Daily Fishing and Outdoor Report

Thursday, August 25, 2011: 7:30 p.m.

With a voluntary evacuation in place until 8 a.m. tomorrow – when a mandatory one kicks in – a full-blown flow of outbound folks is heading to the mainland from LBI. There is also a fairly steady flow of vehicles onto the Island, obviously driven by folks hell-bent on shoring up their Island properties before Irene kicks into town.

An equally motivated group is mariners arriving in an effort to pull their vessels out of the water. Any boat left in is likely going to get critically rocked. For boats left in port, the twisted finger of fate will decide which drowns and which floats.

At 7:30 p.m., every public launch on LBI was backed up to hell and back -- trucks and trailers on line and awaiting arriving vessels. That parking lot sit-and-wait has been made more aggravating by cloudburst rains. Just imagine the folks piloting the vessels in a bay with bolts banging about.

Weather irony: I‘m going to make an educated guess that tomorrow will be absolutely gorgeous. No wind and happy-go-lucky sun. The few ‘canes I’ve experienced here have always been preceded by the most innocent weather imaginable. The one famed thing I’ve never seen is an odd yellowing of the sky, pre-hurricane. Ever hear of that harbinger?
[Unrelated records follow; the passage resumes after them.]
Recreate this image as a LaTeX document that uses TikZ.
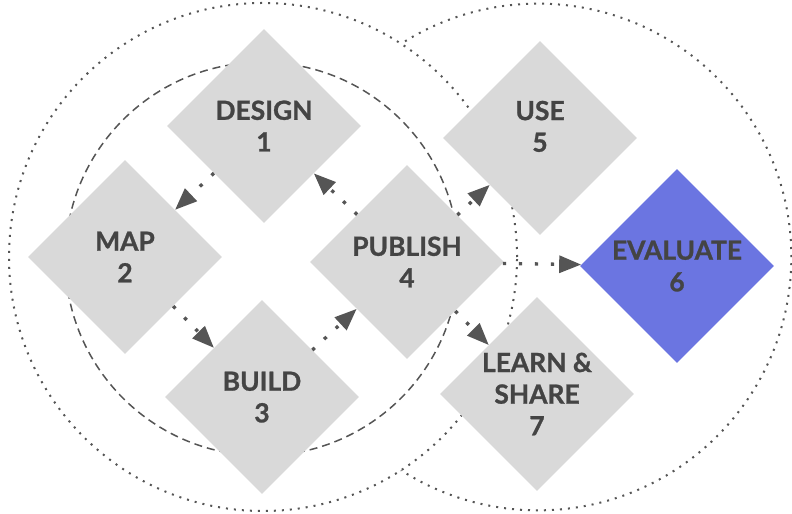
\documentclass[tikz,border=0pt]{standalone}
\usepackage{fontspec}
\setmainfont{Lato}[BoldFeatures={FakeBold=1}]
\usetikzlibrary{shapes.geometric, arrows.meta}
\definecolor{stepgray}{HTML}{D9D9D9}
\definecolor{stepblue}{HTML}{6B75E1}
\definecolor{inkgray}{HTML}{444444}
\definecolor{linegray}{HTML}{555555}

\begin{document}
\begin{tikzpicture}[x=0.03cm, y=-0.03cm,
  stage/.style={diamond, aspect=1, inner sep=0pt, minimum size=5.82cm, align=center, text=inkgray, font=\bfseries\fontsize{22.5}{27}\selectfont},
  flow/.style={-{Triangle[length=0.66cm, width=0.51cm]}, draw=linegray, line width=0.1cm, dash pattern=on 0.1cm off 0.38cm},
  ring/.style={draw=linegray, line width=0.06cm, dash pattern=on 0.06cm off 0.18cm},
  core/.style={draw=linegray, line width=0.045cm, dash pattern=on 0.24cm off 0.15cm}]

\useasboundingbox (0,0) rectangle (792,514);

% right ring only shows outside the left one
\draw[ring] (538,257) circle[radius=7.6cm];
\fill[white] (263,257) circle[radius=7.62cm];
\draw[ring] (263,257) circle[radius=7.62cm];
\draw[core] (262,259) circle[radius=5.9cm];

\foreach \name/\x/\y/\col/\lift/\txt in {design/264/126/stepgray/0/{DESIGN\\1}, map/125/257/stepgray/0/{MAP\\2},
    build/262/397/stepgray/0/{BUILD\\3}, publish/407/262/stepgray/0/{PUBLISH\\4}, use/540/138/stepgray/20/{USE\\5},
    evaluate/677/266/stepblue/0/{EVALUATE\\6}, learn/537/394/stepgray/0/{LEARN \&\\SHARE\\7}}
  \node[stage, fill=\col, text depth=\lift pt] (\name) at (\x,\y) {\txt};

\draw[flow] (design) -- (map);
\draw[flow] (map) -- (build);
\draw[flow] (build) -- (publish);
\draw[flow] (publish) -- (design);
\draw[flow] (publish) -- (use);
\draw[flow] (publish) -- (evaluate);
\draw[flow] (publish) -- (learn);

\end{tikzpicture}
\end{document}
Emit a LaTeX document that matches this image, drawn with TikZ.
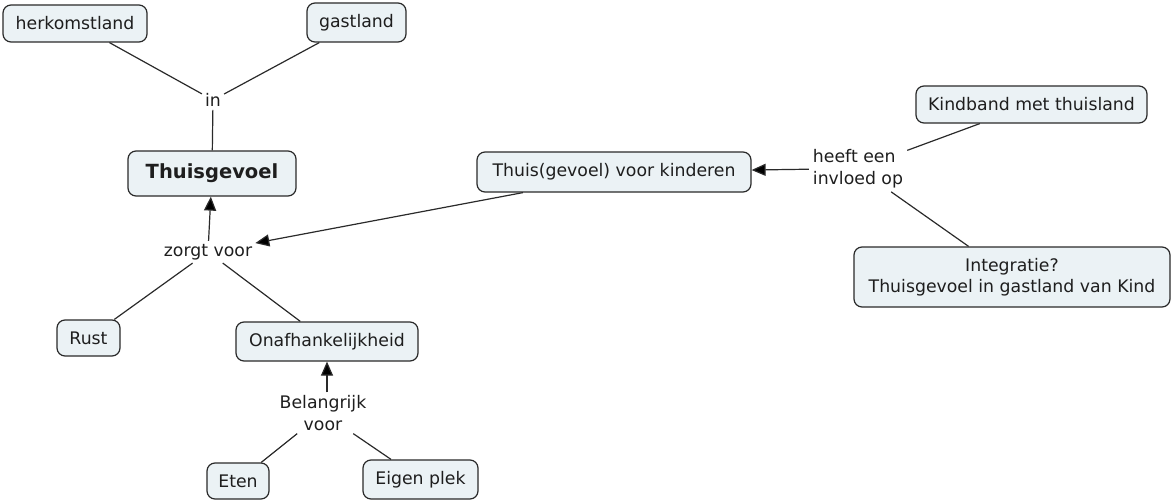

The building at the circle in Ship Bottom, with the Beach haven Auto Parts and Lex Mex restaurant, is flying the famed hurricane warning flags atop its roof. Quite cool – and admittedly a tad ominous.

Right now, it seems unlikely that police will enforce the just-signed law that trailers -- with boats, cars, ATVs, etc. – will be banned from the roads during state-designated evacuations – like tomorrow’s. I’m guessing that only because so many folks are leaving early (now) that this mandatory evacuation won’t be over critical, time-wise. Had it been a sudden storm, with a mad rush to escape LBI, trailers would be verboten.

Emergency note: Cell phones have proven lifesaving devices when the sky hits the fan. However, service can get very restricted. During the recent earthquake, there was absolutely no getting a call out here on LBI. However, texting is very low-demand. Such vital messaging has managed to get through during disasters around the world. Keep in mind, when a disaster gets drawn out, that cell phone lifeline can easily run out of juice, especially when electricity is lost. Keep the use of the cell phone to a bare/safe minimum. No idle chatting. Recharging units which run off car/truck batteries are ideal.